======== Data
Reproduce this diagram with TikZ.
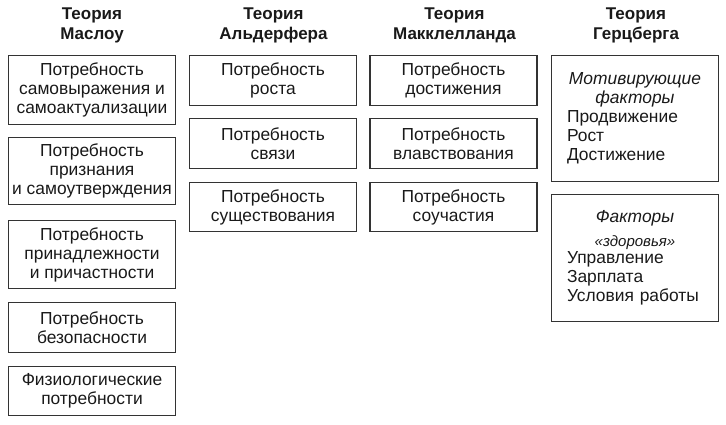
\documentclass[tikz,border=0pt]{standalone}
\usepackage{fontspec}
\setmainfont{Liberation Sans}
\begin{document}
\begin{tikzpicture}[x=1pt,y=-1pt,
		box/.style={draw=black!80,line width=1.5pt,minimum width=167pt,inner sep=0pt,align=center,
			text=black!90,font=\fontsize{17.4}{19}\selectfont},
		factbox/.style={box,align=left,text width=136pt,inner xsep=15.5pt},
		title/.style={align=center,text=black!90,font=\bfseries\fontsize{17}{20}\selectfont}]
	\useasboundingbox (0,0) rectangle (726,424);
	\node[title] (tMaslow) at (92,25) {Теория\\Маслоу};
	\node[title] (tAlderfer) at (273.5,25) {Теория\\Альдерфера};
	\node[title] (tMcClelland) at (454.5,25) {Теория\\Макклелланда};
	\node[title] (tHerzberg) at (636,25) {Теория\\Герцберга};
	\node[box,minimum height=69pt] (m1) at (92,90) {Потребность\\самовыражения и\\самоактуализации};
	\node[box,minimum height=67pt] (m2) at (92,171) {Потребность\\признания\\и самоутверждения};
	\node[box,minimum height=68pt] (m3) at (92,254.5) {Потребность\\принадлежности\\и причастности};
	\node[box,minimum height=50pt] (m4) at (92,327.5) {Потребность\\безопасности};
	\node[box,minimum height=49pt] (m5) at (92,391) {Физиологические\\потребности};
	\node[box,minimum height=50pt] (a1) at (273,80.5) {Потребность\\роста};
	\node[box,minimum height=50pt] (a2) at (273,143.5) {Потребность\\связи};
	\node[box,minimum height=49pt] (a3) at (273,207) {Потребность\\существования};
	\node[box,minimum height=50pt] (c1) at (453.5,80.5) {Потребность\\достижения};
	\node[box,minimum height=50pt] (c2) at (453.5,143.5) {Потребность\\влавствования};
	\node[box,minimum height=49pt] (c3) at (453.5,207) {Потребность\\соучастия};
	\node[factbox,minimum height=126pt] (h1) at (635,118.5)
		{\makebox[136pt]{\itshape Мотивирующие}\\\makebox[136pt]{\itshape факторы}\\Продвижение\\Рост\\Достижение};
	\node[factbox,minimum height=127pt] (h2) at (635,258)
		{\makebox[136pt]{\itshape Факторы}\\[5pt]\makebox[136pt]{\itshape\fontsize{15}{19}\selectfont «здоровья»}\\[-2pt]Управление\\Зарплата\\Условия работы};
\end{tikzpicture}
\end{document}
================
◆ **Exercise brief**: Set down all the data again exactly as above, pictures excluded.

◆ **Solution**:
Reproduce this diagram with TikZ.
\documentclass[tikz,border=0pt]{standalone}
\usepackage{fontspec}
\setmainfont{Liberation Sans}
\begin{document}
\begin{tikzpicture}[x=1pt,y=-1pt,
		box/.style={draw=black!80,line width=1.5pt,minimum width=167pt,inner sep=0pt,align=center,
			text=black!90,font=\fontsize{17.4}{19}\selectfont},
		factbox/.style={box,align=left,text width=136pt,inner xsep=15.5pt},
		title/.style={align=center,text=black!90,font=\bfseries\fontsize{17}{20}\selectfont}]
	\useasboundingbox (0,0) rectangle (726,424);
	\node[title] (tMaslow) at (92,25) {Теория\\Маслоу};
	\node[title] (tAlderfer) at (273.5,25) {Теория\\Альдерфера};
	\node[title] (tMcClelland) at (454.5,25) {Теория\\Макклелланда};
	\node[title] (tHerzberg) at (636,25) {Теория\\Герцберга};
	\node[box,minimum height=69pt] (m1) at (92,90) {Потребность\\самовыражения и\\самоактуализации};
	\node[box,minimum height=67pt] (m2) at (92,171) {Потребность\\признания\\и самоутверждения};
	\node[box,minimum height=68pt] (m3) at (92,254.5) {Потребность\\принадлежности\\и причастности};
	\node[box,minimum height=50pt] (m4) at (92,327.5) {Потребность\\безопасности};
	\node[box,minimum height=49pt] (m5) at (92,391) {Физиологические\\потребности};
	\node[box,minimum height=50pt] (a1) at (273,80.5) {Потребность\\роста};
	\node[box,minimum height=50pt] (a2) at (273,143.5) {Потребность\\связи};
	\node[box,minimum height=49pt] (a3) at (273,207) {Потребность\\существования};
	\node[box,minimum height=50pt] (c1) at (453.5,80.5) {Потребность\\достижения};
	\node[box,minimum height=50pt] (c2) at (453.5,143.5) {Потребность\\влавствования};
	\node[box,minimum height=49pt] (c3) at (453.5,207) {Потребность\\соучастия};
	\node[factbox,minimum height=126pt] (h1) at (635,118.5)
		{\makebox[136pt]{\itshape Мотивирующие}\\\makebox[136pt]{\itshape факторы}\\Продвижение\\Рост\\Достижение};
	\node[factbox,minimum height=127pt] (h2) at (635,258)
		{\makebox[136pt]{\itshape Факторы}\\[5pt]\makebox[136pt]{\itshape\fontsize{15}{19}\selectfont «здоровья»}\\[-2pt]Управление\\Зарплата\\Условия работы};
\end{tikzpicture}
\end{document}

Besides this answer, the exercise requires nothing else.